On 3 May, the UK heads to the polls to elect around a third of local council seats including the powerful position of Mayor of London, who plays a key role in running the city. The impact of these cuts on women is high on the political agenda.
London's mayoral election has grabbed most of the limelight in the UK media: A steady stream of commentators have speculated on what different results will mean for different political parties, while the campaign itself has been dominated by the outsized personalities of the core contenders.
But in the midst of the bluster, mudslinging and occasional genuine political debate, scant attention has been paid to the sizeable and substantial influence the Mayor's office wields.
Whoever wins this election will be the most powerful directly elected politician in the United Kingdom (and, in fact, most of Europe), with overarching responsibility for a budget of some $23.6 billion (£14.6 billion).

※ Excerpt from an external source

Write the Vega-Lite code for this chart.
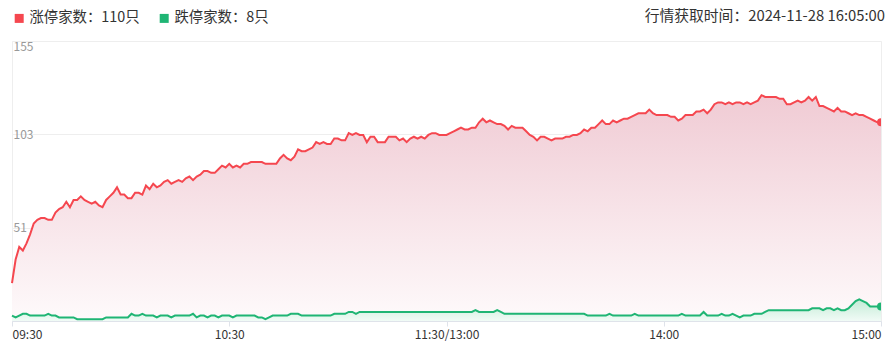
{
"$schema": "https://vega.github.io/schema/vega-lite/v6.json",
"width": 869, "height": 280,
"autosize": "none",
"padding": {"left": 12, "top": 41, "right": 11, "bottom": 35},
"background": "#ffffff",
"config": {"view": {"stroke": "#eeeeee", "strokeWidth": 1}, "font": "Noto Sans CJK SC"},
"title": {"text": "行情获取时间：2024-11-28 16:05:00", "anchor": "end", "fontSize": 14.8, "fontWeight": "normal", "color": "#333333", "font": "Noto Sans CJK SC", "offset": -28, "baseline": "bottom"},
"data": {"values": [
{"t":0,"up":21,"down":3},{"t":1,"up":34,"down":2},{"t":2,"up":41,"down":3},{"t":3,"up":39,"down":4},{"t":4,"up":43,"down":4},{"t":5,"up":48,"down":3},{"t":6,"up":54,"down":3},{"t":7,"up":56,"down":3},{"t":8,"up":57,"down":3},{"t":9,"up":57,"down":3},
{"t":10,"up":56,"down":4},{"t":11,"up":56,"down":3},{"t":12,"up":60,"down":3},{"t":13,"up":62,"down":2},{"t":14,"up":63,"down":2},{"t":15,"up":66,"down":2},{"t":16,"up":63,"down":2},{"t":17,"up":67,"down":2},{"t":18,"up":67,"down":1},{"t":19,"up":69,"down":1},
{"t":20,"up":67,"down":1},{"t":21,"up":66,"down":1},{"t":22,"up":65,"down":1},{"t":23,"up":66,"down":1},{"t":24,"up":64,"down":1},{"t":25,"up":63,"down":1},{"t":26,"up":67,"down":2},{"t":27,"up":69,"down":2},{"t":28,"up":71,"down":2},{"t":29,"up":74,"down":2},
{"t":30,"up":70,"down":2},{"t":31,"up":70,"down":2},{"t":32,"up":68,"down":2},{"t":33,"up":68,"down":4},{"t":34,"up":71,"down":3},{"t":35,"up":71,"down":3},{"t":36,"up":70,"down":4},{"t":37,"up":75,"down":3},{"t":38,"up":73,"down":3},{"t":39,"up":76,"down":3},
{"t":40,"up":74,"down":2},{"t":41,"up":75,"down":3},{"t":42,"up":77,"down":3},{"t":43,"up":78,"down":3},{"t":44,"up":76,"down":2},{"t":45,"up":77,"down":3},{"t":46,"up":78,"down":3},{"t":47,"up":77,"down":3},{"t":48,"up":79,"down":3},{"t":49,"up":80,"down":3},
{"t":50,"up":78,"down":4},{"t":51,"up":80,"down":2},{"t":52,"up":81,"down":3},{"t":53,"up":83,"down":3},{"t":54,"up":83,"down":2},{"t":55,"up":82,"down":3},{"t":56,"up":82,"down":3},{"t":57,"up":84,"down":2},{"t":58,"up":86,"down":3},{"t":59,"up":85,"down":3},
{"t":60,"up":87,"down":3},{"t":61,"up":85,"down":2},{"t":62,"up":86,"down":3},{"t":63,"up":85,"down":3},{"t":64,"up":87,"down":3},{"t":65,"up":87,"down":3},{"t":66,"up":88,"down":3},{"t":67,"up":88,"down":3},{"t":68,"up":88,"down":2},{"t":69,"up":88,"down":2},
{"t":70,"up":87,"down":1},{"t":71,"up":87,"down":2},{"t":72,"up":87,"down":3},{"t":73,"up":87,"down":3},{"t":74,"up":90,"down":3},{"t":75,"up":92,"down":3},{"t":76,"up":90,"down":3},{"t":77,"up":89,"down":4},{"t":78,"up":91,"down":4},{"t":79,"up":95,"down":4},
{"t":80,"up":94,"down":3},{"t":81,"up":94,"down":3},{"t":82,"up":95,"down":3},{"t":83,"up":96,"down":3},{"t":84,"up":99,"down":3},{"t":85,"up":98,"down":3},{"t":86,"up":99,"down":3},{"t":87,"up":98,"down":3},{"t":88,"up":98,"down":3},{"t":89,"up":101,"down":4},
{"t":90,"up":101,"down":4},{"t":91,"up":100,"down":4},{"t":92,"up":100,"down":4},{"t":93,"up":104,"down":5},{"t":94,"up":103,"down":5},{"t":95,"up":104,"down":4},{"t":96,"up":103,"down":5},{"t":97,"up":103,"down":5},{"t":98,"up":99,"down":5},{"t":99,"up":102,"down":5},
{"t":100,"up":102,"down":5},{"t":101,"up":99,"down":5},{"t":102,"up":99,"down":5},{"t":103,"up":99,"down":5},{"t":104,"up":102,"down":5},{"t":105,"up":102,"down":5},{"t":106,"up":102,"down":5},{"t":107,"up":100,"down":5},{"t":108,"up":101,"down":5},{"t":109,"up":99,"down":5},
{"t":110,"up":101,"down":5},{"t":111,"up":102,"down":5},{"t":112,"up":101,"down":5},{"t":113,"up":102,"down":5},{"t":114,"up":101,"down":5},{"t":115,"up":103,"down":5},{"t":116,"up":104,"down":5},{"t":117,"up":104,"down":5},{"t":118,"up":103,"down":5},{"t":119,"up":103,"down":5},
{"t":120,"up":103,"down":5},{"t":121,"up":104,"down":5},{"t":122,"up":105,"down":5},{"t":123,"up":106,"down":5},{"t":124,"up":107,"down":5},{"t":125,"up":106,"down":5},{"t":126,"up":106,"down":5},{"t":127,"up":107,"down":5},{"t":128,"up":107,"down":6},{"t":129,"up":110,"down":5},
{"t":130,"up":112,"down":5},{"t":131,"up":110,"down":5},{"t":132,"up":111,"down":5},{"t":133,"up":110,"down":5},{"t":134,"up":109,"down":6},{"t":135,"up":109,"down":5},{"t":136,"up":108,"down":4},{"t":137,"up":106,"down":4},{"t":138,"up":108,"down":4},{"t":139,"up":107,"down":4},
{"t":140,"up":107,"down":4},{"t":141,"up":107,"down":4},{"t":142,"up":105,"down":4},{"t":143,"up":103,"down":4},{"t":144,"up":102,"down":4},{"t":145,"up":100,"down":4},{"t":146,"up":102,"down":4},{"t":147,"up":102,"down":4},{"t":148,"up":101,"down":4},{"t":149,"up":100,"down":4},
{"t":150,"up":101,"down":4},{"t":151,"up":101,"down":4},{"t":152,"up":101,"down":4},{"t":153,"up":102,"down":4},{"t":154,"up":102,"down":4},{"t":155,"up":103,"down":4},{"t":156,"up":103,"down":4},{"t":157,"up":104,"down":4},{"t":158,"up":106,"down":4},{"t":159,"up":105,"down":3},
{"t":160,"up":107,"down":3},{"t":161,"up":107,"down":3},{"t":162,"up":109,"down":3},{"t":163,"up":111,"down":3},{"t":164,"up":109,"down":3},{"t":165,"up":109,"down":4},{"t":166,"up":111,"down":3},{"t":167,"up":110,"down":3},{"t":168,"up":111,"down":3},{"t":169,"up":112,"down":3},
{"t":170,"up":112,"down":3},{"t":171,"up":113,"down":3},{"t":172,"up":114,"down":4},{"t":173,"up":115,"down":3},{"t":174,"up":115,"down":3},{"t":175,"up":115,"down":3},{"t":176,"up":117,"down":3},{"t":177,"up":115,"down":3},{"t":178,"up":114,"down":3},{"t":179,"up":114,"down":3},
{"t":180,"up":114,"down":3},{"t":181,"up":114,"down":3},{"t":182,"up":113,"down":3},{"t":183,"up":113,"down":3},{"t":184,"up":111,"down":3},{"t":185,"up":112,"down":4},{"t":186,"up":114,"down":3},{"t":187,"up":114,"down":3},{"t":188,"up":114,"down":3},{"t":189,"up":116,"down":3},
{"t":190,"up":116,"down":3},{"t":191,"up":117,"down":5},{"t":192,"up":115,"down":3},{"t":193,"up":117,"down":3},{"t":194,"up":120,"down":3},{"t":195,"up":121,"down":3},{"t":196,"up":121,"down":4},{"t":197,"up":120,"down":3},{"t":198,"up":121,"down":3},{"t":199,"up":120,"down":4},
{"t":200,"up":121,"down":3},{"t":201,"up":121,"down":2},{"t":202,"up":120,"down":3},{"t":203,"up":121,"down":3},{"t":204,"up":120,"down":3},{"t":205,"up":121,"down":4},{"t":206,"up":122,"down":4},{"t":207,"up":125,"down":4},{"t":208,"up":124,"down":5},{"t":209,"up":124,"down":6},
{"t":210,"up":124,"down":6},{"t":211,"up":124,"down":6},{"t":212,"up":123,"down":6},{"t":213,"up":123,"down":6},{"t":214,"up":120,"down":6},{"t":215,"up":120,"down":6},{"t":216,"up":121,"down":6},{"t":217,"up":122,"down":6},{"t":218,"up":121,"down":6},{"t":219,"up":122,"down":6},
{"t":220,"up":124,"down":6},{"t":221,"up":122,"down":7},{"t":222,"up":124,"down":7},{"t":223,"up":119,"down":7},{"t":224,"up":119,"down":6},{"t":225,"up":118,"down":7},{"t":226,"up":117,"down":7},{"t":227,"up":116,"down":6},{"t":228,"up":118,"down":7},{"t":229,"up":116,"down":6},
{"t":230,"up":116,"down":6},{"t":231,"up":115,"down":7},{"t":232,"up":114,"down":9},{"t":233,"up":115,"down":11},{"t":234,"up":114,"down":12},{"t":235,"up":114,"down":11},{"t":236,"up":113,"down":10},{"t":237,"up":112,"down":8},{"t":238,"up":111,"down":8},{"t":239,"up":110,"down":8},
{"t":240,"up":110,"down":8}
]},
"encoding": {
  "x": {"field": "t", "type": "quantitative", "scale": {"domain": [0, 240], "nice": false, "zero": false},
    "axis": {"values": [0, 60, 120, 180, 240], "labelExpr": "datum.value == 0 ? '09:30' : datum.value == 60 ? '10:30' : datum.value == 120 ? '11:30/13:00' : datum.value == 180 ? '14:00' : '15:00'", "labelFlush": true, "labelFontSize": 12, "labelColor": "#333333", "labelFont": "Noto Sans CJK SC", "tickColor": "#dfe3ea", "tickSize": 5, "domainColor": "#dfe3ea", "labelPadding": 3, "grid": false, "title": null}}
},
"layer": [
  {"mark": {"type": "area", "fill": {"gradient": "linear", "x1": 0, "y1": 0, "x2": 0, "y2": 1, "stops": [{"offset": 0, "color": "#f0cbd4"}, {"offset": 1, "color": "#fefafb"}]}},
   "encoding": {"y": {"field": "up", "type": "quantitative", "scale": {"domain": [0, 155], "nice": false},
     "axis": {"values": [0, 51.6667, 103.3333, 155], "labelExpr": "floor(datum.value)", "labelFlush": true, "labelAlign": "left", "labelPadding": -1, "ticks": false, "tickSize": 0, "domain": false, "gridColor": "#eeeeee", "labelColor": "#999999", "labelFontSize": 12, "labelFont": "Noto Sans CJK SC", "title": null}}}},
  {"mark": {"type": "area", "fill": {"gradient": "linear", "x1": 0, "y1": 0, "x2": 0, "y2": 1, "stops": [{"offset": 0, "color": "#c3ebd6"}, {"offset": 1, "color": "#f1fbf6"}]}},
   "encoding": {"y": {"field": "down", "type": "quantitative", "title": null}}},
  {"mark": {"type": "line", "color": "#f5474f", "strokeWidth": 2},
   "encoding": {"y": {"field": "up", "type": "quantitative", "title": null}}},
  {"mark": {"type": "line", "color": "#1fb574", "strokeWidth": 2},
   "encoding": {"y": {"field": "down", "type": "quantitative", "title": null}}},
  {"transform": [{"filter": "datum.t == 240"}, {"fold": ["up", "down"], "as": ["series", "val"]}],
   "mark": {"type": "circle", "size": 64, "opacity": 1, "clip": true},
   "encoding": {"y": {"field": "val", "type": "quantitative", "title": null},
     "color": {"field": "series", "type": "nominal", "scale": {"domain": ["up", "down"], "range": ["#f5474f", "#1fb574"]},
       "legend": {"orient": "none", "legendX": 0, "legendY": -30, "direction": "horizontal", "title": null, "symbolType": "square", "symbolSize": 81, "symbolStrokeWidth": 0, "symbolOpacity": 1, "labelFontSize": 14.4, "labelFont": "Noto Sans CJK SC", "labelColor": "#333333", "labelOffset": 3, "columnPadding": 17, "padding": 0, "labelExpr": "datum.label == 'up' ? '涨停家数：110只' : '跌停家数：8只'"}}}}
]
}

How this money is spent can make a real difference to the lives of London's four million women.
Fawcett's research has found that, far from leading the way, the UK's capital city lags behind much of the country when it comes to gender equality. Women in London are more likely to live in poverty, experience a wider pay gap, and are less likely to work once they have children than women living elsewhere. In fact, London has the lowest level of maternal employment in the country: Just over half of the city's mothers with dependent children work, compared to almost two-thirds across the UK.
Women are also thin on the ground when it comes to positions of power in public and political life. Only 29 of London's 73 Members of Parliament are female; just eight of the 25 Members of the London Assembly -- which holds the Mayor to account -- are women.
Our research also suggests women in London are more likely to experience sexual assault than those living elsewhere in the UK.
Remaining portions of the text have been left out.